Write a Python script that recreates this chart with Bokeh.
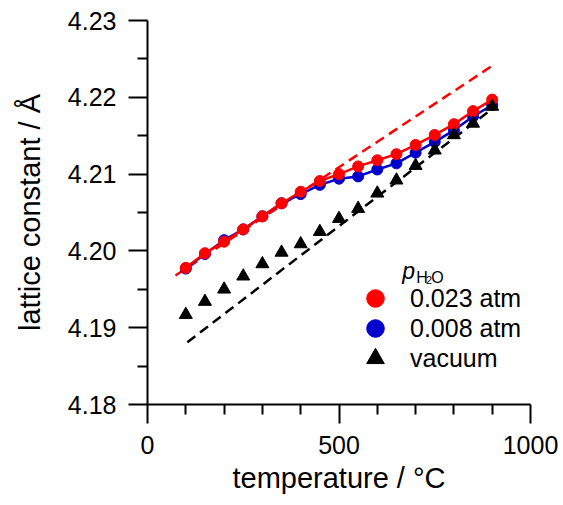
from bokeh.plotting import figure
from bokeh.models import (Range1d, FixedTicker, Legend, LegendItem, Label,
                          PrintfTickFormatter)
from bokeh.embed import file_html
from bokeh.resources import INLINE

# ---- data -------------------------------------------------------------
temperature = [100, 150, 200, 250, 300, 350, 400, 450, 500,
               550, 600, 650, 700, 750, 800, 850, 900]
a_0023 = [4.1978, 4.1997, 4.2012, 4.2028, 4.2045, 4.2062, 4.2077, 4.2091, 4.2100,
          4.2110, 4.2118, 4.2126, 4.2138, 4.2151, 4.2165, 4.2182, 4.2197]
a_0008 = [4.1977, 4.1996, 4.2014, 4.2028, 4.2045, 4.2062, 4.2074, 4.2086, 4.2094,
          4.2097, 4.2106, 4.2114, 4.2128, 4.2142, 4.2157, 4.2175, 4.2190]
a_vacuum = [4.1917, 4.1934, 4.1950, 4.1967, 4.1983, 4.1998, 4.2009, 4.2025, 4.2042,
            4.2055, 4.2075, 4.2092, 4.2111, 4.2131, 4.2151, 4.2166, 4.2188]

# linear extrapolations (dashed)
fit_T_0023 = [73, 909]
fit_a_0023 = [4.1968, 4.2244]
fit_T_vacuum = [104, 913]
fit_a_vacuum = [4.1881, 4.2190]

labels = ["0.023 atm", "0.008 atm", "vacuum"]

x_ticks = [0, 500, 1000]
x_minor = [100, 200, 300, 400, 600, 700, 800, 900]
y_ticks = [4.18, 4.19, 4.20, 4.21, 4.22, 4.23]
y_minor = [4.185, 4.195, 4.205, 4.215, 4.225]

RED = "#ff0000"
BLUE = "#0000cc"
BLACK = "#000000"
FONT = "Liberation Sans"

# ---- figure -----------------------------------------------------------
p = figure(width=563, height=505, x_range=Range1d(0, 1000), y_range=Range1d(4.18, 4.23),
           output_backend="svg", toolbar_location=None,
           min_border_left=147, min_border_right=33, min_border_top=20, min_border_bottom=101,
           x_axis_label="temperature / °C", y_axis_label="lattice constant / Å")
p.outline_line_color = None
p.grid.visible = False
p.background_fill_color = "white"
p.border_fill_color = "white"

p.xaxis.ticker = FixedTicker(ticks=x_ticks, minor_ticks=x_minor)
p.yaxis.ticker = FixedTicker(ticks=y_ticks, minor_ticks=y_minor)
p.yaxis.formatter = PrintfTickFormatter(format="%.2f")

for ax in (p.xaxis[0], p.yaxis[0]):
    ax.axis_line_width = 2
    ax.axis_line_color = BLACK
    ax.major_tick_line_width = 2
    ax.minor_tick_line_width = 2
    ax.major_tick_line_color = BLACK
    ax.minor_tick_line_color = BLACK
    ax.major_tick_in = 0
    ax.major_tick_out = 19
    ax.minor_tick_in = 0
    ax.minor_tick_out = 10
    ax.major_label_text_font = FONT
    ax.major_label_text_font_size = "25px"
    ax.major_label_text_color = BLACK
    ax.major_label_standoff = 12
    ax.axis_label_text_font = FONT
    ax.axis_label_text_font_size = "29px"
    ax.axis_label_text_font_style = "normal"
    ax.axis_label_text_color = BLACK
p.xaxis.axis_label_standoff = 5
p.yaxis.axis_label_standoff = 19

# ---- glyphs -----------------------------------------------------------
p.line(fit_T_vacuum, fit_a_vacuum, line_color=BLACK, line_width=2.5, line_dash="10 6")
p.line(fit_T_0023, fit_a_0023, line_color=RED, line_width=2.5, line_dash="10 6")

p.line(temperature, a_0008, line_color=BLUE, line_width=2.5)
r_blue = p.scatter(temperature, a_0008, marker="circle", size=11,
                   fill_color=BLUE, line_color=BLUE)
p.line(temperature, a_0023, line_color=RED, line_width=2.5)
r_red = p.scatter(temperature, a_0023, marker="circle", size=11,
                  fill_color=RED, line_color=RED)
r_vac = p.scatter(temperature, a_vacuum, marker="triangle", size=13,
                  fill_color=BLACK, line_color=BLACK)

# ---- legend (one single-row legend per entry, so rows can be tight) ---
for label, rend, vy in zip(labels, [r_red, r_blue, r_vac], [84, 54, 24]):
    lg = Legend(items=[LegendItem(label=label, renderers=[rend])],
                location=(206, vy), glyph_width=44, glyph_height=44, spacing=0,
                padding=0, margin=0, label_standoff=13,
                label_text_font=FONT, label_text_font_size="25px",
                label_text_color=BLACK,
                border_line_color=None, background_fill_alpha=0)
    p.add_layout(lg)

# legend title p_H2O
title_parts = [("p", 254.7, 133.3, "23px", "italic"),
               ("H", 268.7, 127.3, "16px", "normal"),
               ("2", 278.5, 125.0, "11px", "normal"),
               ("O", 283.7, 127.3, "16px", "normal")]
for txt, sx, sy, fs, st in title_parts:
    p.add_layout(Label(x=sx, y=sy, x_units="screen", y_units="screen", text=txt,
                       text_font=FONT, text_font_size=fs, text_font_style=st,
                       text_color=BLACK, text_baseline="alphabetic", text_align="left"))

open("out.html", "w").write(file_html(p, INLINE))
····················
### Required work
Return only the lines from the start of the data through the line that contains "from bokeh.resources import INLINE", please, copying them exactly and omitting all pictures.

### Response
Write a Python script that recreates this chart with Bokeh.
from bokeh.plotting import figure
from bokeh.models import (Range1d, FixedTicker, Legend, LegendItem, Label,
                          PrintfTickFormatter)
from bokeh.embed import file_html
from bokeh.resources import INLINE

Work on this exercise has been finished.